If you keep monitoring your burn down chart sprint after sprint and release after release you will realize that you team, has a finite and well defined velocity. Trying to ‘push and pressure’ your team to ship faster than their natural velocity can be suicidal. Let’s monitor a team at Multiplitaxion Inc, who, with their natural velocity, have a burn down chart that looks somewhat like this:

On a side note, burndown charts in real time are hardly ever a straight line, but that’s not the point. Humor me. I have a different point to make and the actual shape of the burndown chart hardly matters.

The management at Multiplitaxion Inc, aren’t really happy with this velocity because the competition is catching up faster; so they panic, pressuring the development team to push harder. Given the team leader’s highly complying nature and optimism he agrees and the team starts to work ‘really hard’. They create a little bit of code litter and add a little bit of a code smell, break a few good practices and ship faster. The code ships and the burn-down chart, compared to the one with their natural velocity, looks much like:

 

Now if you are a young and budding project manager you’re thinking:

Hey Pops, The management is happy, the team is happy and the sky is blue with the sun shinning brightly. The development team took their butts off their chairs, stopped playing video games and worked harder. So what? After all no-one was killed. In fact people got praises and promotions for successful implementation.

That’s perfect. Right?

Wrong.

The sprint ends up being what I refer to as a ‘successful failure’. This example is a classic example of the first window being broken and the broken window theory kick in.

The next sprint, the team needs time to clean the code litter they created, but the competition is catching up, the team lead is acting like a prick and pushing them harder. Now even their old natural velocity isn’t enough to clean up the litter done in the previous sprint and reach the feature complete mark in the given time. They ‘work harder’, create more litter and soon the broken window theory starts to become prominent.

The next sprint takes a little more time only to result in a little more pressure from the management followed by some more litter to seed up the development in the following sprint.

Over a period of time, the code becomes complex to maintain and extend. Features start taking more time to build and the pressure from the business just keeps mounting up. Sprint after sprint more litter is introduced in the code base and the code keeps getting more and more complex. Iteration after Iteration the burndown charts start looking somewhat like:

This continues till someone realizes that features are taking too much time to build, it doesn’t even make sense continue to the project and pulls the plug.  If you’ve witnessed projects being shut down because development of features was taking too much time the above chart in action is exactly what you’ve witnessed.

Once you get a general idea of your team’s velocity and can ‘see’ it on a burndown chart, keep a close eye on the burndown sprint after sprint. If you see you burndown chart becoming unexpected steeper it doesn’t always mean your team is ‘working harder’. In fact, every time you see the burndown chart going any steeper than the team’s natural velocity you need to stop and ask yourself the following questions: 

  1. Has the team moved to a radical and more efficient technology?
  2. Have more efficient team members have joined your team?
  3. Have the features that are being built become blatantly simpler because of change in requirements?

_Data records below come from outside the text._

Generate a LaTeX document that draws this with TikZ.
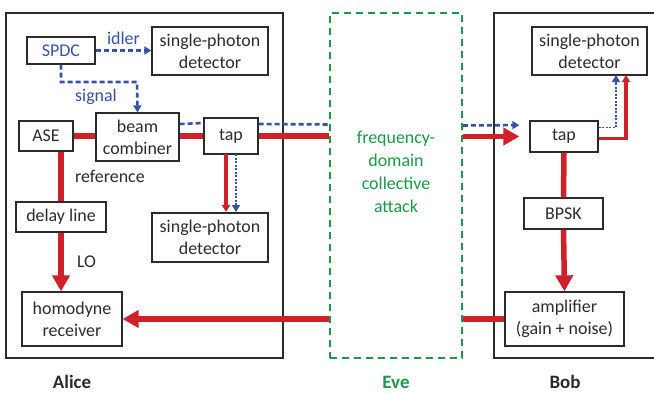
\documentclass[tikz,border=0pt]{standalone}
\usepackage{fontspec}
\setmainfont{Carlito}
\usetikzlibrary{arrows.meta,positioning,calc}
\definecolor{qred}{HTML}{D0202A}
\definecolor{qblue}{HTML}{3553A6}
\definecolor{qgreen}{HTML}{1A9948}
\definecolor{qgray}{HTML}{2B2B2B}

\begin{document}
\begin{tikzpicture}[x=1bp,y=-1bp]
  % Definir estilos
  \tikzstyle{blk}=[rectangle, draw=qgray, line width=1.3bp, text=qgray, align=center, inner sep=0pt, font=\fontsize{18}{22}\selectfont]
  \tikzstyle{party}=[draw=qgray, line width=1.8bp]
  \tikzstyle{beam}=[qred, line width=5.5bp]
  \tikzstyle{thinbeam}=[qred, line width=3.5bp]
  \tikzstyle{bigtip}=[-{Triangle[length=16bp,width=17bp]}]
  \tikzstyle{smalltip}=[-{Triangle[length=7bp,width=8bp]}]
  \tikzstyle{quant}=[qblue, line width=2.6bp, dash pattern=on 5bp off 3bp]
  \tikzstyle{quantdot}=[qblue, line width=1.5bp, dash pattern=on 2bp off 1.5bp]
  \tikzstyle{lbl}=[font=\fontsize{18}{22}\selectfont, text=qgray]
  \tikzstyle{who}=[font=\bfseries\fontsize{19}{22}\selectfont, text=qgray]

  \useasboundingbox (0,0) rectangle (654,392);

  % Cajas de Alice, Eve y Bob
  \draw[party] (6,13) rectangle (283,358);
  \node[draw=qgreen, line width=1.8bp, dash pattern=on 7bp off 5bp, minimum width=132bp, minimum height=345bp, inner sep=0pt] (eve) at (396,185.5) {};
  \draw[party] (654,13) -- (494,13) -- (494,358) -- (654,358);

  % Nodos de Alice
  \node[blk, text=qblue, minimum width=68bp, minimum height=27bp] (spdc) at (61,50.5) {SPDC};
  \node[blk, minimum width=116bp, minimum height=48bp] (detidler) at (210,51) {single-photon\\detector};
  \node[blk, minimum width=54bp, minimum height=30bp] (ase) at (46,136) {ASE};
  \node[blk, minimum width=83bp, minimum height=48bp] (comb) at (137.5,137) {beam\\combiner};
  \node[blk, minimum width=54bp, minimum height=36bp] (tapa) at (231,136) {tap};
  \node[blk, minimum width=90bp, minimum height=30bp] (delay) at (61,217) {delay line};
  \node[blk, minimum width=116bp, minimum height=49bp] (detmon) at (210,237.5) {single-photon\\detector};
  \node[blk, minimum width=100bp, minimum height=54bp] (homo) at (72,319) {homodyne\\receiver};

  % Nodos de Bob
  \node[blk, minimum width=115bp, minimum height=48bp] (detbob) at (589.5,51) {single-photon\\detector};
  \node[blk, minimum width=68bp, minimum height=31bp] (tapb) at (564,136.5) {tap};
  \node[blk, minimum width=79bp, minimum height=31bp] (bpsk) at (563.5,213.5) {BPSK};
  \node[blk, minimum width=119bp, minimum height=54bp] (amp) at (564.5,319) {amplifier\\(gain + noise)};

  % Eve
  \node[align=center, text=qgreen, font=\fontsize{18}{23}\selectfont] (evetext) at (396,172) {frequency-\\domain\\collective\\attack};

  % Fotones (SPDC)
  \draw[quant, smalltip] (spdc.east) -- (detidler.west |- spdc.east) node[midway, above=1bp, text=qblue, font=\fontsize{18}{22}\selectfont] {idler};
  \draw[quant, smalltip] (spdc.south) |- (137,82) -- (comb.north);
  \node[text=qblue, font=\fontsize{18}{22}\selectfont] (sig) at (96,97) {signal};
  \draw[quant] ($(comb.east)+(0,-13)$) -- ($(tapa.west)+(0,-13)$);
  \draw[quant] ($(tapa.east)+(0,-12)$) -- ($(eve.west)+(0,-61)$);
  \draw[quant, smalltip, shorten >=10bp] ($(eve.east)+(0,-60)$) -- ($(tapb.west)+(0,-11.5)$);

  % Haz clasico de Alice
  \draw[beam] (ase.east) -- (ase.east -| comb.west);
  \draw[beam] (comb.east |- tapa.west) -- (tapa.west);
  \draw[beam] (tapa.east) -- (eve.west |- tapa.east);
  \draw[beam] (ase.south -| delay.north) -- (delay.north) node[midway, right=8bp, lbl] {reference};
  \draw[beam, bigtip] (delay.south) -- (delay.south |- homo.north) node[midway, right=10bp, lbl] {LO};
  \draw[thinbeam, smalltip] (226,154) -- (226,212);
  \draw[quantdot, smalltip] (236,154) -- (236,212);

  % Canal hacia Bob y vuelta
  \draw[beam, bigtip, shorten >=10bp] (eve.east |- tapb.west) -- (tapb.west);
  \draw[beam] (amp.west) -- (eve.east |- amp.west);
  \draw[beam, bigtip] (eve.west |- homo.east) -- (homo.east);

  % Haz de Bob
  \coordinate (redup) at (626,75);
  \coordinate (blueup) at (616,75);
  \draw[beam] (tapb.south) -- (bpsk.north);
  \draw[beam, bigtip] (bpsk.south) -- (amp.north);
  \draw[thinbeam, smalltip] ($(tapb.east)+(0,2)$) -| (redup);
  \draw[quantdot, smalltip] ($(tapb.east)+(0,-9)$) -| (blueup);

  % Etiquetas
  \node[who] (alice) at (72,382) {Alice};
  \node[who, text=qgreen] (evelbl) at (396,382) {Eve};
  \node[who] (bob) at (565,382) {Bob};
\end{tikzpicture}
\end{document}
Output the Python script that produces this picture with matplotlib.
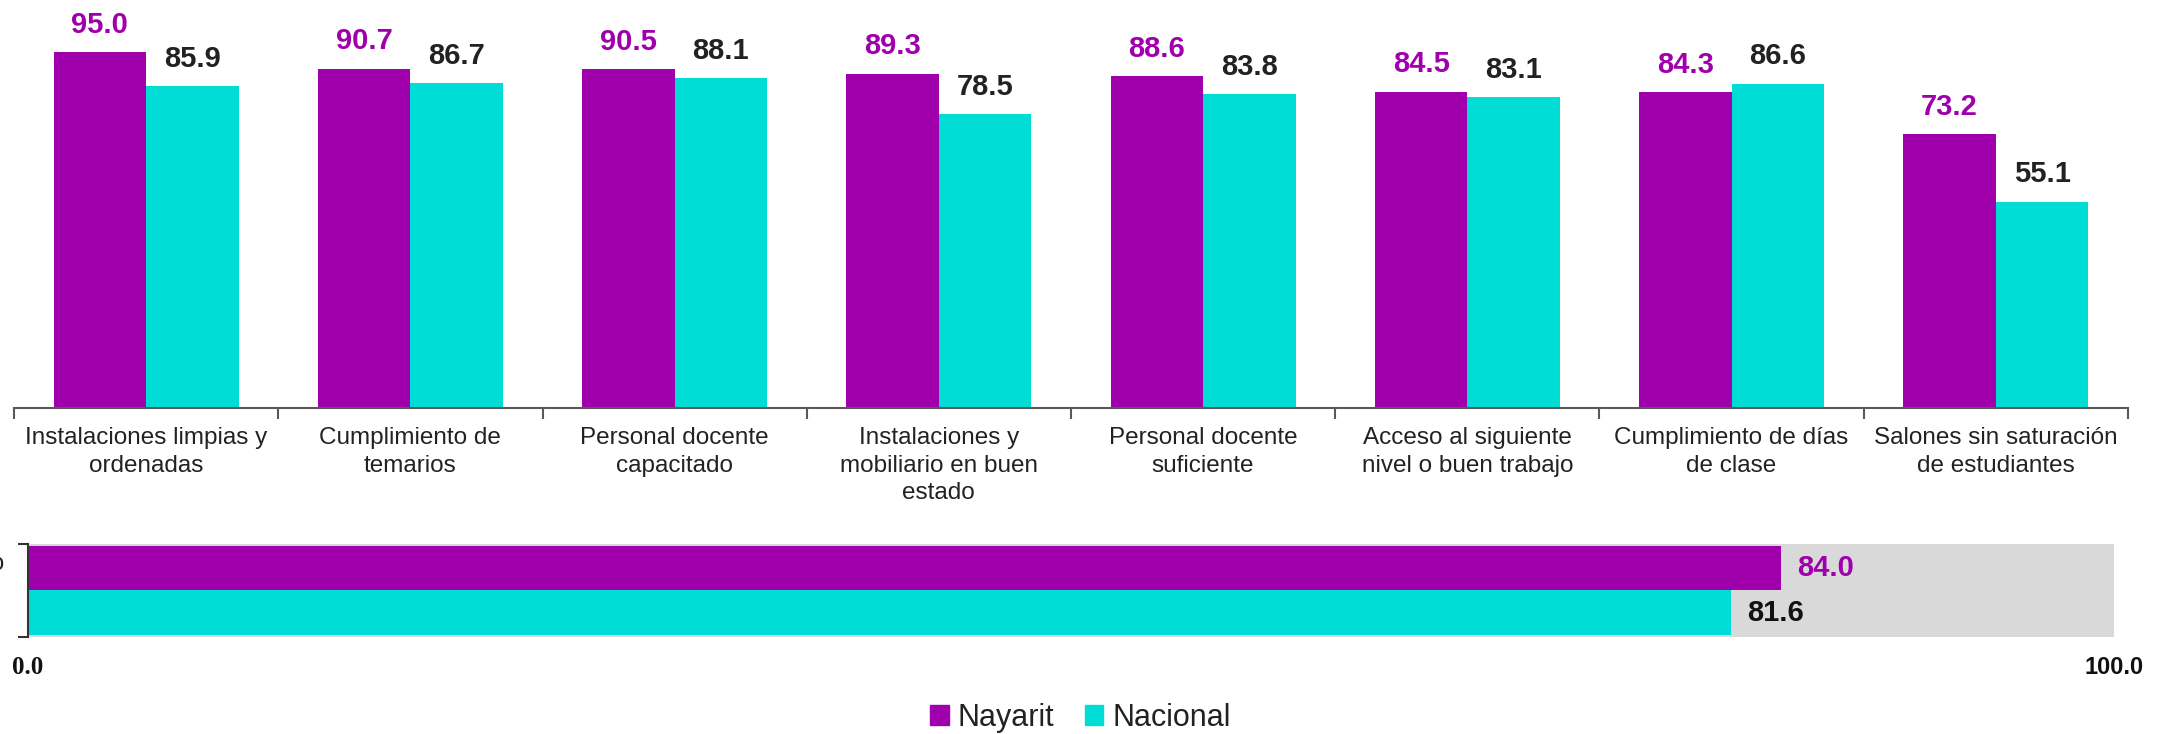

Net-Net you need to keep questioning till you can find a way explains the sudden steepness. If you can’t, the same team usually does not become much more efficient overnight and the steepness might be an indication of people panicking and the broken window theory being kicked off in practice.

Periodic glances on burn down chart are much better than policing your teams with a Gantt Chart. Monitor your burndown charts every now and then and every time they sway on either side, coordinate better.